Zambia: Musician and activist ‘Pilato’ must be released immediately and unconditionally
The arrest of musician and activist Fumba Chama, also known as ‘Pilato’, is a shocking demonstration of how far the Zambian government is prepared to go to strangle all criticism and crack down on freedom of expression, Amnesty International said today.
Pilato was arrested at Kenneth Kaunda International Airport this afternoon on his return home after spending four months in Johannesburg, South Africa. He left Zambia in early January after receiving threats in response to his song Koswe Mumpoto (rat in the pot), which was interpreted as criticising President Edgar Lungu and his ruling Patriotic Front (PF) ministers.
A warrant for Pilato’s arrest was issued on 5 February after he failed to appear in a Zambian court on trumped up charges connected to his participation in a peaceful protest in September 2017.

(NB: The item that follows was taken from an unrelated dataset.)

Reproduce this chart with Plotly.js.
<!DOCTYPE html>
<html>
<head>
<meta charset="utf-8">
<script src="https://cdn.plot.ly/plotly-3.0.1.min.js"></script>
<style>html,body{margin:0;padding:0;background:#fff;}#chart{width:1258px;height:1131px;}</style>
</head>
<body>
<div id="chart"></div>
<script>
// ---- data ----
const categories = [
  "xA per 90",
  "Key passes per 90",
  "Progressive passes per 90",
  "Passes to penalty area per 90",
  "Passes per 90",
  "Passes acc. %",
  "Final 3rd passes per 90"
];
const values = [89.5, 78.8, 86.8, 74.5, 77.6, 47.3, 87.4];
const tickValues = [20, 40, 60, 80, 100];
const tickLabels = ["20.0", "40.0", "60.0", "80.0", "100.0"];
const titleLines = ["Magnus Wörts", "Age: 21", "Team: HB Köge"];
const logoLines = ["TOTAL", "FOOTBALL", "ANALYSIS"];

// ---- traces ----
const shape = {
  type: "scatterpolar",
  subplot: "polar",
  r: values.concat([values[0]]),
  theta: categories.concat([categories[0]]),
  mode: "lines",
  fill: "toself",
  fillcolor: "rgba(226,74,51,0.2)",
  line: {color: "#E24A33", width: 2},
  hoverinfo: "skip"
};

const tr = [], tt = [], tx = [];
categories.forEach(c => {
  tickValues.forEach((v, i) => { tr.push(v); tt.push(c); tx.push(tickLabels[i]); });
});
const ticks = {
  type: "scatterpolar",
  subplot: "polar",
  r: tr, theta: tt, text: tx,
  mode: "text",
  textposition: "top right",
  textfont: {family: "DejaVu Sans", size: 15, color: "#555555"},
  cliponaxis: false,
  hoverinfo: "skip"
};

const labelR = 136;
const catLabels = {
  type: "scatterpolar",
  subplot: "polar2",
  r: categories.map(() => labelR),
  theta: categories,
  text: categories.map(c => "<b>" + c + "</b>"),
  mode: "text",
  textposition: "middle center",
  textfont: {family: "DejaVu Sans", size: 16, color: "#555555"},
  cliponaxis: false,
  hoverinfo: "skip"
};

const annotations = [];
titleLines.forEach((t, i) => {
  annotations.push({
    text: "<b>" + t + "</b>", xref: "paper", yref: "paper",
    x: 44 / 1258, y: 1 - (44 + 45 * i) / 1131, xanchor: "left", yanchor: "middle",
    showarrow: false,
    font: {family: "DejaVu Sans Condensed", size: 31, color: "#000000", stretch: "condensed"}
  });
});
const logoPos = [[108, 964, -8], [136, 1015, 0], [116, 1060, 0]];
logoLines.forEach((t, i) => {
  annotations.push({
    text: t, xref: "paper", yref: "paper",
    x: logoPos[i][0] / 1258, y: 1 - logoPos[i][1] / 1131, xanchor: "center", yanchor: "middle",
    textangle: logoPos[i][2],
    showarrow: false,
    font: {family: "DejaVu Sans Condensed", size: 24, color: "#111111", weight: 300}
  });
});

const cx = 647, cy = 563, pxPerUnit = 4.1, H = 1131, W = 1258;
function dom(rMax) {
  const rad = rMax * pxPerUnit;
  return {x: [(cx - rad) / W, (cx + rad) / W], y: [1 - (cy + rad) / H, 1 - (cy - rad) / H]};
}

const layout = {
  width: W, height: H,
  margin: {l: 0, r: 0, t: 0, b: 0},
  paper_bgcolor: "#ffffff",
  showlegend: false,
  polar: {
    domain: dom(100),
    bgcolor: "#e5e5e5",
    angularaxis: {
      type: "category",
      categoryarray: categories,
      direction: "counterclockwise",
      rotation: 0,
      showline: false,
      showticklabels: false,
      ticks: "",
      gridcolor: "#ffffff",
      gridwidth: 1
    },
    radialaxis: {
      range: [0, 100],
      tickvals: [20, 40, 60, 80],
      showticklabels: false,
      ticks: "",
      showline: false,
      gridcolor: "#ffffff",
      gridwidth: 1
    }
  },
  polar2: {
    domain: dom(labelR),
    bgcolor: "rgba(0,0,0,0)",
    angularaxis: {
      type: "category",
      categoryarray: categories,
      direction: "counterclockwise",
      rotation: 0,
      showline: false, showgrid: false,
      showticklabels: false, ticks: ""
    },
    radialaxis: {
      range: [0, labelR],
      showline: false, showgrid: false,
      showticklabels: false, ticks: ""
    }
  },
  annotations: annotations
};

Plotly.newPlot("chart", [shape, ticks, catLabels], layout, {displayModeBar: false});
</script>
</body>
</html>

“The arrest of Pilato as soon as he arrived back on home soil is a shocking affront to justice. It shows the lengths to which Zambian authorities are prepared to go to stifle dissent,” said Deprose Muchena, Amnesty International’s Regional Director for Southern Africa.
“Pilato is not a criminal, he is an activist and artist. He should not spend a single night in jail. He must be released immediately and unconditionally.”

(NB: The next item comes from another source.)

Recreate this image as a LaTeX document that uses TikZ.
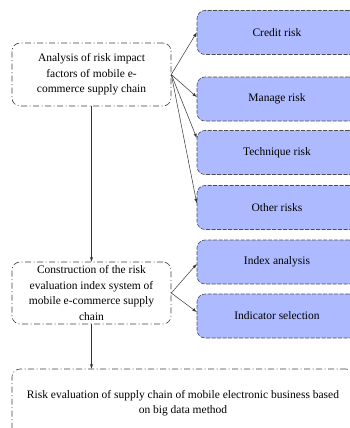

Pilato fled Zambia after receiving a video message in December 2017 in which supporters of the ruling PF threatened to beat him for releasing the song, which was a major hit. In it, he sings that the ruling elite are behaving like rats that steal food.

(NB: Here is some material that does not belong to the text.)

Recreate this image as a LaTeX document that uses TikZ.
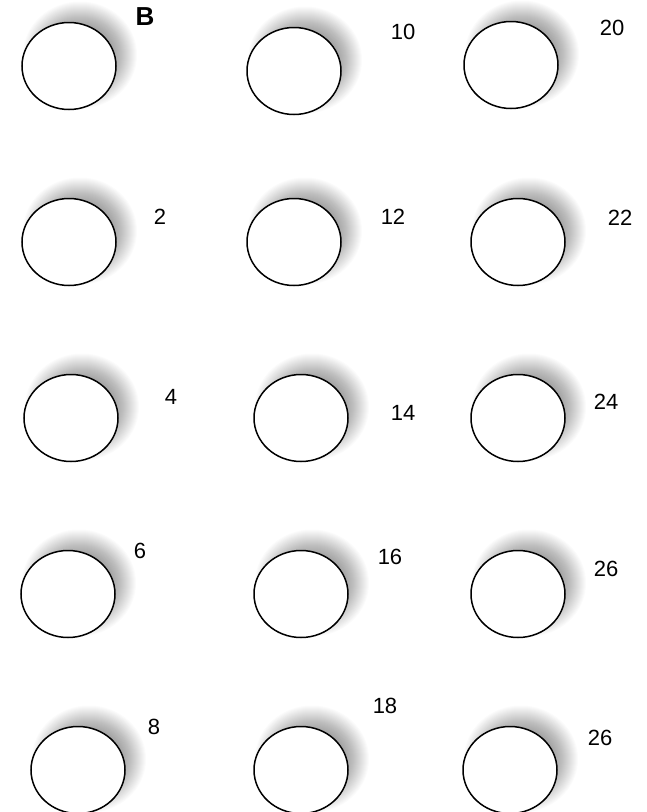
\documentclass[tikz,border=0pt]{standalone}
\usepackage{fontspec}
\setmainfont{Liberation Sans}
\usetikzlibrary{shapes.geometric}
\begin{document}
\begin{tikzpicture}[x=1pt,y=-1pt,
  hole/.style={ellipse, draw=black, line width=1.5pt, fill=white,
    minimum width=94pt, minimum height=87pt, inner sep=0pt},
  softlayer/.style={fill=black, fill opacity=0.017},
  num/.style={font=\fontsize{22}{26}\selectfont, inner sep=0pt},
  big/.style={font=\fontsize{26}{30}\selectfont\bfseries, inner sep=0pt}]
\useasboundingbox[fill=white] (0,0) rectangle (646,812);
\foreach \n/\x/\y in {a1/69/66, a2/294/71, a3/511/65,
                      b1/69/242, b2/294/242, b3/518/242,
                      c1/71/418, c2/301/418, c3/518/418,
                      d1/68/594, d2/301/594, d3/518/594,
                      e1/78/770, e2/301/770, e3/510/770}{
  \foreach \s in {-13,...,10}{
    \fill[softlayer] (\x+11,\y-11) ellipse [x radius={47+\s}, y radius={43.5+\s}];
  }
  \node[hole] (\n) at (\x,\y) {};
}
% labels
\node[big] (lB) at (145,17) {B};
\node[num] (l10) at (403,32) {10};
\node[num] (l20) at (612,28) {20};
\node[num] (l2) at (160,217) {2};
\node[num] (l12) at (393,217) {12};
\node[num] (l22) at (620,218) {22};
\node[num] (l4) at (171,397) {4};
\node[num] (l14) at (403,413) {14};
\node[num] (l24) at (606,402) {24};
\node[num] (l6) at (140,551) {6};
\node[num] (l16) at (390,557) {16};
\node[num] (l26a) at (606,569) {26};
\node[num] (l8) at (154,727) {8};
\node[num] (l18) at (385,706) {18};
\node[num] (l26b) at (600,738) {26};
\end{tikzpicture}
\end{document}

The chairperson of the PF party for Central Province had ordered Pilato to stop singing the song on 11 December. Radio and TV stations were also ordered to stop playing it by the authorities.
Leading the fight against corruption
In September 2017, Pilato and five other activists staged a peaceful protest outside Parliament demanding accountability for the procurement of 42 fire trucks at a cost of 42 million USD.
The cost of the trucks was widely seen as exorbitant by the general Zambian population. The procurement process was also questioned, resulting in a public outcry over alleged misuse of public funds.
The six activists were arrested and beaten. They were later released on bail pending trial. The court appearances only began in 2018 and their pleas are yet to be recorded. However, since he fled the country, Pilato was not able to appear in court with fellow activists. As a result, an arrest warrant was issued in his name, it is being contested as having been issued irregularly.
“Pilato is not a fugitive from justice. What he is facing is blatant and unfair persecution for speaking out against abuse of power,” said Deprose Muchena.
“This is a classic case of misuse of the criminal justice system in Zambia, and is designed to deal with anyone who demands accountability or is seen to be embarrassing the government.”